Sculptures d'hier et d'aujourd'hui

     Pourquoi notre temps s'est défait de la sculpture. Car de nos jours ce ne sont pas les beautés qui manquent, spécialement les beautés de la femme, tandis que leur rendu en pierre et en bronze a presque disparu. La fête est finie depuis longtemps sur les murs de Paris et dans ses fontaines, et la belle statuaire d'autrefois n'est plus qu'objet de musées. J'imagine souvent avec envie l'émulation d'il y a un siècle, lorsque des centaines de sculpteurs et tailleurs de pierre embellissaient Paris !
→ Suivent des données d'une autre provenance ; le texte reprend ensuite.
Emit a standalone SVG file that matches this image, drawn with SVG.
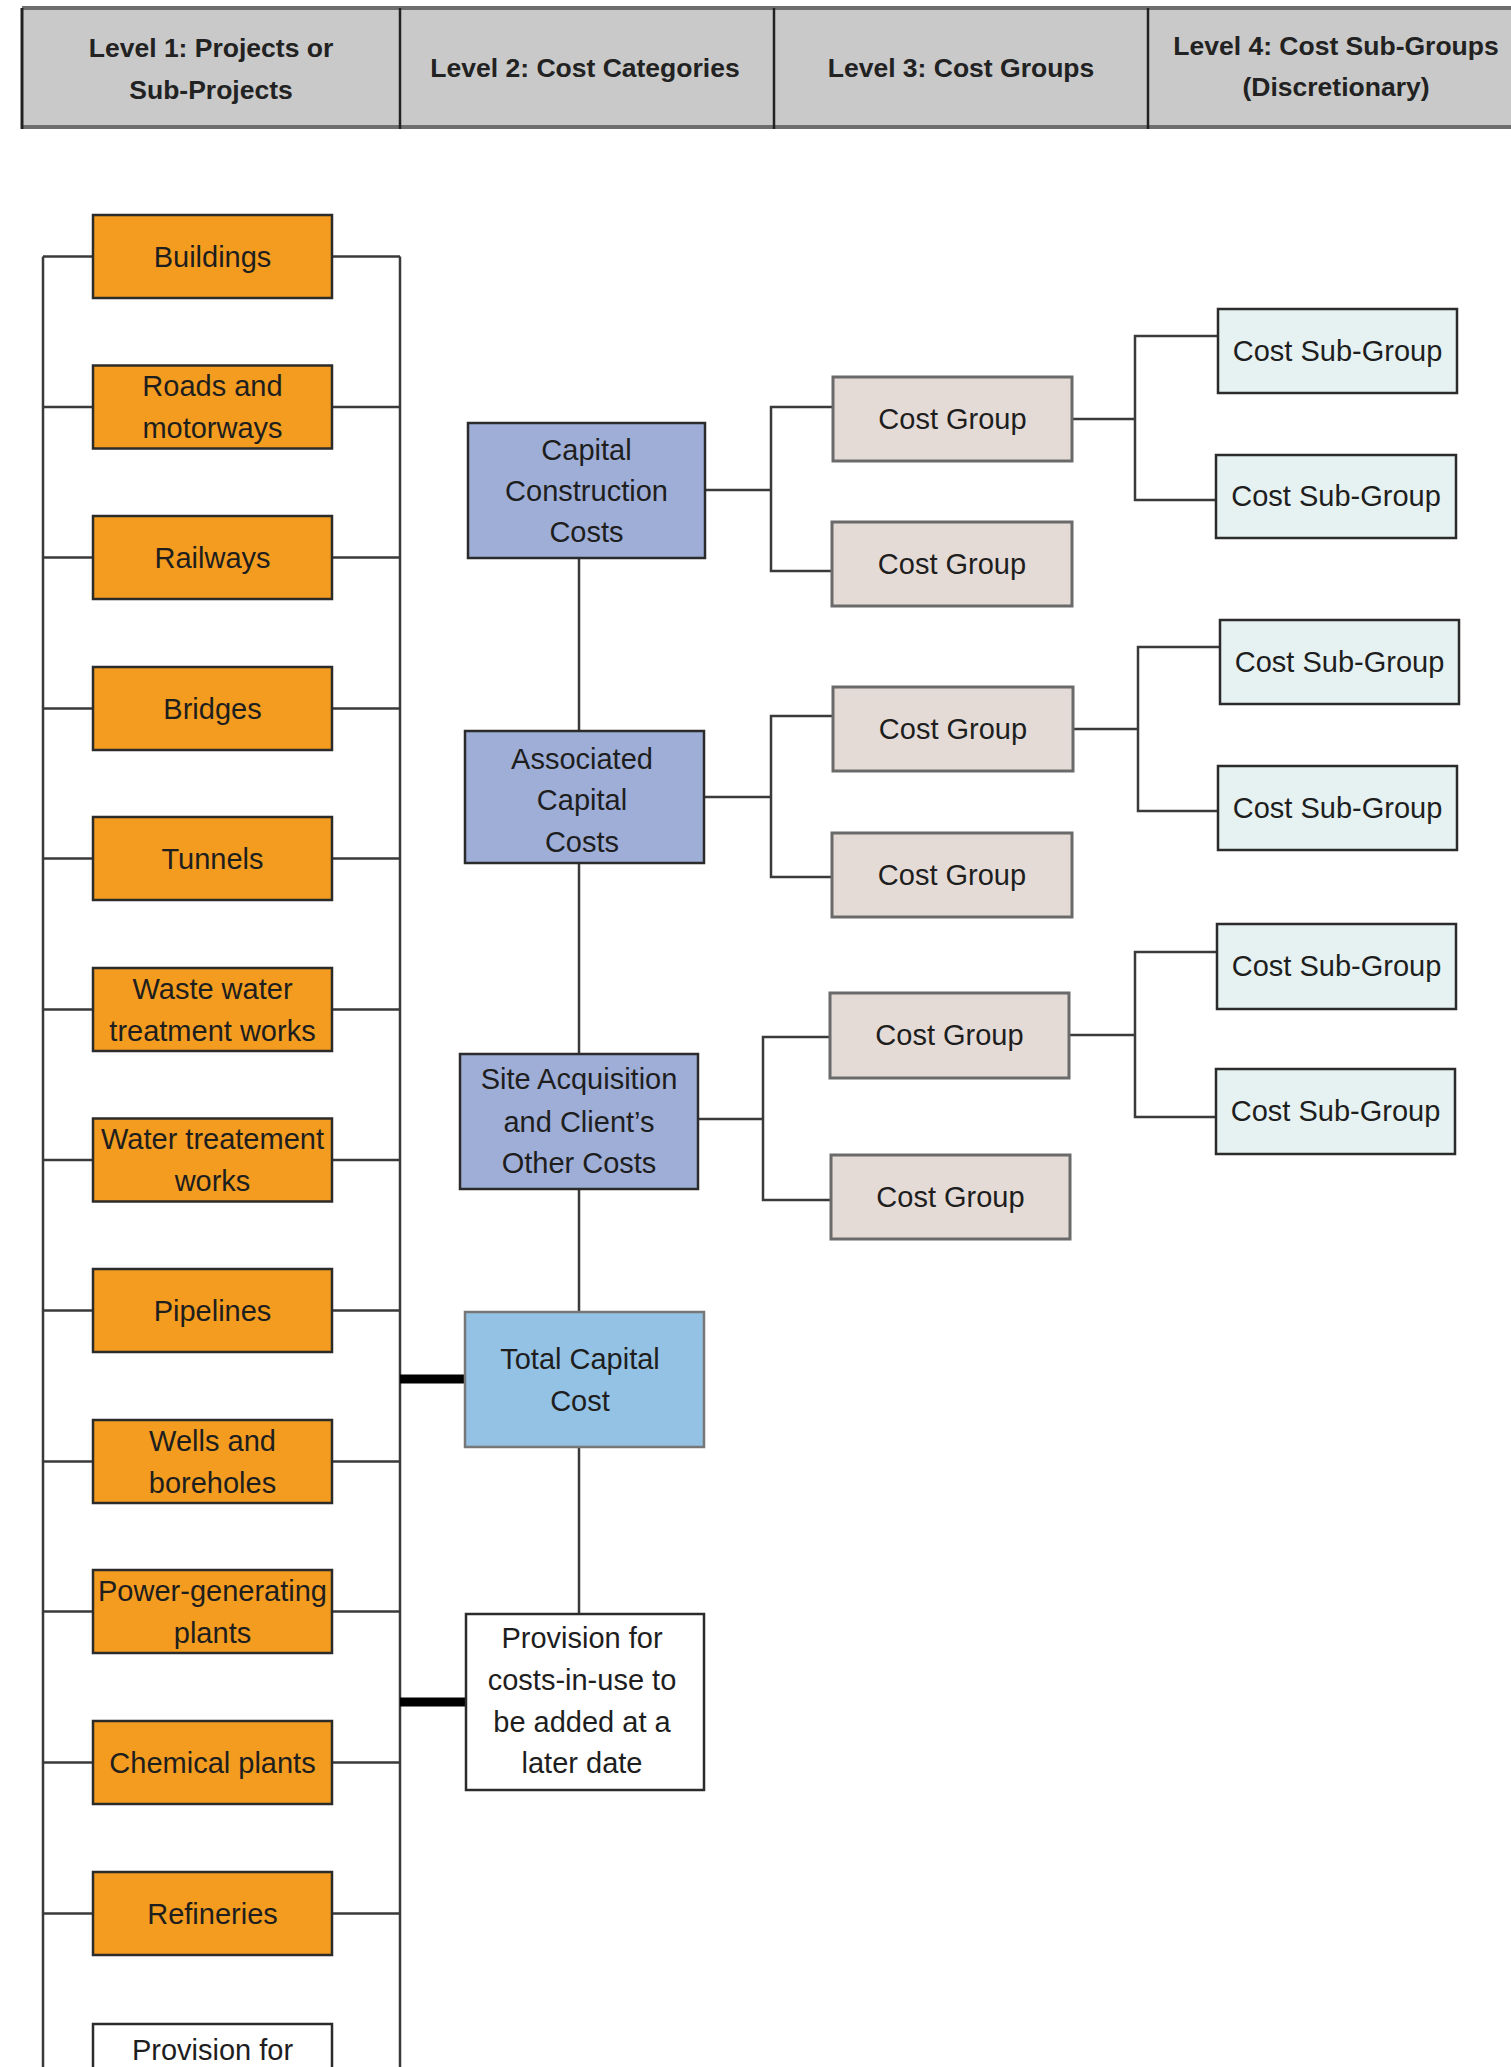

     Lorsque me hantent les grandes époques de la sculpture, et que je suis là à tourner dans mon atelier, je reste découragé, j'ai l'impression pénible qu'un large fleuve s'est arrêté de couler… Alors je reprends quelque chose du geste traditionnel et j'invente, j'invente les thèmes de mon temps, peut-être comme un sourcier qui fait revenir l'eau là où autrefois elle abondait - car la veine de la sculpture, si découragée soit-elle, ne connaîtra-t-elle pas encore de belles époques ? On éteint pas comme ça un tel bonheur de la main qui nous vient du fond de la préhistoire.
     Ainsi je reviens à mon atelier, où j'œuvre en solitaire, en marge, à petite mesure - œuvre modeste…. Et peut-être est-ce ma modernité que d'aller à ce qui me tient à cœur et me séduit : les heureuses formes de la donnée humaine fondamentale : l'unité/dualité homme/femme ; car ce faisant je rends simplement quelques-unes des sensibilités et attentes les plus profondes de notre temps, les plus discrètes et intimes, ce qui se cherche et s'espère de solidités d'amour : des bonheurs essentiels pour vivre et qui, jusque dans les années 1965, existaient mal, et si peu chez la femme. N'est-ce pas là l'une des marques les plus positives et profondes de l'avènement de la modernité occidentale et, paradoxalement, l'aspect le plus en phase avec la sculpture, et donc le plus prometteur d'un renouveau de la sculpture ?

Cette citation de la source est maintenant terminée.